- Italian film poster
- Directed by: Pasquale Squitieri
- Screenplay by: Pasquale Squitieri Arrigo Petacco
- Story by: Ugo Pirro Arrigo Petacco
- Based on: Il prefetto di ferro by Arrigo Petacco
- Produced by: Gianni Hecht Lucari
- Starring: Giuliano Gemma Claudia Cardinale Stefano Satta Flores Massimo Mollica Rossella Rusconi Rik Battaglia Enzo Fisichella Lina Sastri Francisco Rabal
- Cinematography: Silvano Ippoliti
- Edited by: Ruggero Mastroianni
- Music by: Ennio Morricone
- Production company: Rizzoli Film
- Distributed by: Cineriz
- Release date: 1977;
- Running time: 118 minutes
- Country: Italy
- Language: Italian

= I Am the Law (1977 film) =

I Am the Law (Il prefetto di ferro), also known as The Iron Prefect, is a 1977 Italian drama film directed by Pasquale Squitieri. The film tells the story of Cesare Mori, an Italian prefect that before and during the Fascist period was best known as "the Iron Prefect", and it is based on the biographic book with the same name written by Arrigo Petacco. The film shared with In the Name of the Pope King the 1978 David di Donatello for Best Film. The film was well-received but also criticized for subtly downplaying Mori's fascism.

==Plot==
In 1925, Prefect Cesare Mori is sent by Mussolini to Palermo with special powers to fight the Mafia. Mori is not a Fascist, having fought against the ras Arpinati in the early twenties. Aided by police officer Francesco Spanò, he visits the house of mafia boss Antonio Capecelatro, and shoots him dead with a headshot on his balcony. He later organizes the siege of the town of Gangi, which culminates with the arrest and suicide of Don Calogero Albanese, fugitive for more than 40 years. The Prefect continues, undaunted in his work, frightening the Mafiosi who are trying to kill him.
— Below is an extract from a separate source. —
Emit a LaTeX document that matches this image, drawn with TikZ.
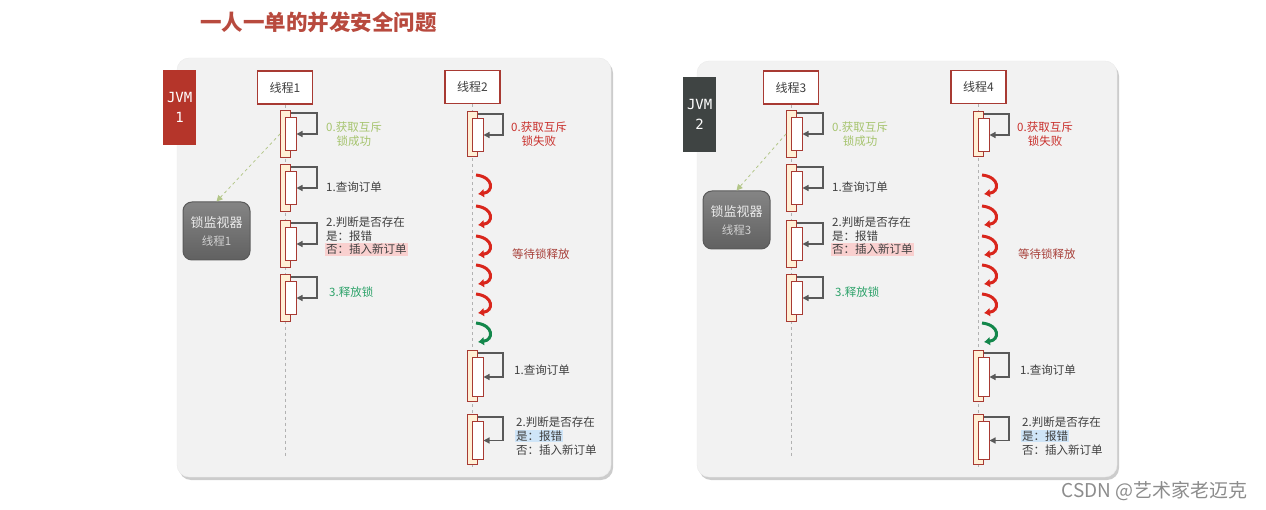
\documentclass[tikz,border=0pt]{standalone}
\usepackage{fontspec}
\setmainfont{Noto Sans CJK SC}
\newfontfamily\monofont{DejaVu Sans Mono}
\usetikzlibrary{arrows.meta}

\definecolor{titlered}{HTML}{B84A3E}
\definecolor{panelgray}{HTML}{F2F2F2}
\definecolor{jvmred}{HTML}{B5352A}
\definecolor{jvmgray}{HTML}{3F4443}
\definecolor{boxred}{HTML}{A83A33}
\definecolor{actbeige}{HTML}{FFF0D6}
\definecolor{okgreen}{HTML}{A6C46E}
\definecolor{failred}{HTML}{C9302C}
\definecolor{relgreen}{HTML}{2FA36B}
\definecolor{waitred}{HTML}{A8413B}
\definecolor{spinred}{HTML}{D9261C}
\definecolor{spingreen}{HTML}{13874B}
\definecolor{pinkhl}{HTML}{F9D0CF}
\definecolor{bluehl}{HTML}{CFE5F8}
\definecolor{lockgreen}{HTML}{B3C688}

\tikzset{
  panel/.style={fill=panelgray,draw=black!8,rounded corners=12pt},
  jvmbox/.style={anchor=north west,minimum width=33pt,minimum height=75pt,inner sep=0pt,text=white,align=center,font=\monofont\fontsize{14}{20}\selectfont},
  head/.style={draw=boxred,line width=1.2pt,fill=white,minimum width=55pt,minimum height=33pt,inner sep=0pt,text=black!75,font=\fontsize{12}{14}\selectfont},
  life/.style={draw=black!30,dashed,line width=0.8pt},
  actout/.style={draw=boxred,line width=1pt,fill=actbeige,anchor=north west,minimum width=10pt,inner sep=0pt},
  actin/.style={draw=boxred,line width=1pt,fill=white,anchor=north west,minimum width=11pt,inner sep=0pt},
  selfloop/.style={draw=black!65,line width=1.3pt,-{Triangle[length=6pt,width=6pt]}},
  lbl/.style={anchor=west,inner sep=1pt,text=black!75,font=\fontsize{11.5}{13.5}\selectfont},
  spin/.style={line width=3pt,-{Latex[length=6pt,width=9pt]}},
  monitor/.style={draw=black!65,line width=1pt,top color=black!48,bottom color=black!62,rounded corners=9pt,minimum width=67pt,minimum height=58pt,inner sep=0pt,align=center,text=white!92!black,font=\fontsize{13}{18}\selectfont},
  lockline/.style={draw=lockgreen,dashed,line width=0.8pt,-{Triangle[length=6pt,width=6pt]}}
}

\begin{document}
\begin{tikzpicture}[x=1pt,y=-1pt]
\useasboundingbox (0,0) rectangle (1266,510);
\node[text=titlered,font=\bfseries\fontsize{21.5}{21.5}\selectfont] (title) at (318.5,22) {一人一单的并发安全问题};
\foreach \p/\pl/\pr/\pt/\jx/\jy/\jc/\n/\s/\my in {L/177/611/58/163/70/jvmred/1/0/231,R/697/1117/61/683/77/jvmgray/2/506/220}{
  \pgfmathtruncatemacro\ta{2*\n-1}\pgfmathtruncatemacro\tb{2*\n}
  % panel + jvm
  \fill[black!20,rounded corners=12pt] (\pl+2,\pt+3) rectangle (\pr+2,480);
  \draw[panel] (\pl,\pt) rectangle (\pr,477);
  \node[jvmbox,fill=\jc] (\p-jvm) at (\jx,\jy) {JVM\\\n};
  % threads
  \node[head] (\p-h1) at (285+\s,87.5) {线程\ta};
  \node[head] (\p-h2) at (472.5+\s,87) {线程\tb};
  \coordinate (\p-e1) at (285+\s,456);
  \coordinate (\p-e2) at (472.5+\s,470);
  \draw[life] (\p-h1.south) -- (\p-e1);
  \draw[life] (\p-h2.south) -- (\p-e2);
  % thread a
  \foreach \k/\yt in {0/110,1/164,2/220,3/274}{
    \node[actout,minimum height=47pt] (\p-a\k-o) at (280+\s,\yt) {};
    \node[actin,minimum height=33pt] (\p-a\k-i) at (284.5+\s,\yt+7) {};
    \draw[selfloop] ([yshift=-3pt]\p-a\k-o.north east) -- ++(26,0) |- (\p-a\k-i.east);
  }
  \node[lbl,align=center,text=okgreen] (\p-l0) at (325+\s,134) {0.获取互斥\\锁成功};
  \node[lbl] (\p-l1) at (325+\s,187) {1.查询订单};
  \node[lbl] (\p-l2a) at (325+\s,222) {2.判断是否存在};
  \node[lbl] (\p-l2b) at (325+\s,236) {是：报错};
  \node[lbl,fill=pinkhl] (\p-l2c) at (325+\s,249.5) {否：插入新订单};
  \node[lbl,text=relgreen] (\p-l3) at (328+\s,292) {3.释放锁};
  % thread b
  \foreach \k/\yt/\h in {0/111/45,1/350/51,2/414/50}{
    \node[actout,minimum height=\h pt] (\p-b\k-o) at (467+\s,\yt) {};
    \node[actin,minimum height=\h pt-12pt] (\p-b\k-i) at (471.5+\s,\yt+7) {};
    \draw[selfloop] ([yshift=-3pt]\p-b\k-o.north east) -- ++(25,0) |- (\p-b\k-i.east);
  }
  \node[lbl,align=center,text=failred] (\p-m0) at (510+\s,134) {0.获取互斥\\锁失败};
  \foreach \c in {185,216,246,275,304}
    \draw[spin,spinred] (476+\s,\c-10) .. controls (494+\s,\c-8) and (494+\s,\c+7) .. (478+\s,\c+9);
  \draw[spin,spingreen] (476+\s,323) .. controls (494+\s,325) and (494+\s,340) .. (478+\s,342);
  \node[lbl,text=waitred] (\p-wait) at (511+\s,254) {等待锁释放};
  \node[lbl] (\p-m1) at (513+\s,370) {1.查询订单};
  \node[lbl] (\p-m2a) at (515+\s,422) {2.判断是否存在};
  \node[lbl,fill=bluehl] (\p-m2b) at (515+\s,436) {是：报错};
  \node[lbl] (\p-m2c) at (515+\s,450) {否：插入新订单};
  % lock monitor
  \node[monitor] (\p-mon) at (\jx+53.5,\my) {锁监视器\\{\fontsize{11.5}{12}\selectfont\color{black!18}线程\ta}};
  \draw[lockline] (\p-a0-o.west) -- (\p-mon.north);
}
\node[anchor=east,text=black!45,font=\fontsize{19}{19}\selectfont] (mark) at (1251,491) {CSDN @艺术家老迈克};
\end{tikzpicture}
\end{document}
Through the will left by an old man living in the poorhouse, he becomes acquainted with the lawyer Galli, chief hierarch of the Sicilian Fascists and the Minister of the Interior. Mori is appointed as a senator and leaves for Rome.

==Cast==
- Giuliano Gemma: Cesare Mori
- Claudia Cardinale: Anna Torrisi
- Stefano Satta Flores: Spanò
- Francisco Rabal: Albanese the bandit
- Lina Sastri: Woman of Gangi
- Massimo Mollica: Paterno
- Rik Battaglia: Antonio Capecelatro
- Paul Müller
- Vittorio Duse
- Enzo Fiermonte

==Releases==
Wild East released this on a limited edition R0 NTSC DVD under its English title "I Am the Law" alongside The Day of the Owl, under the title "Mafia", in 2010.

The film was released on Blu-ray under the English title The Iron Prefect by UK distributor Radiance in July 2023.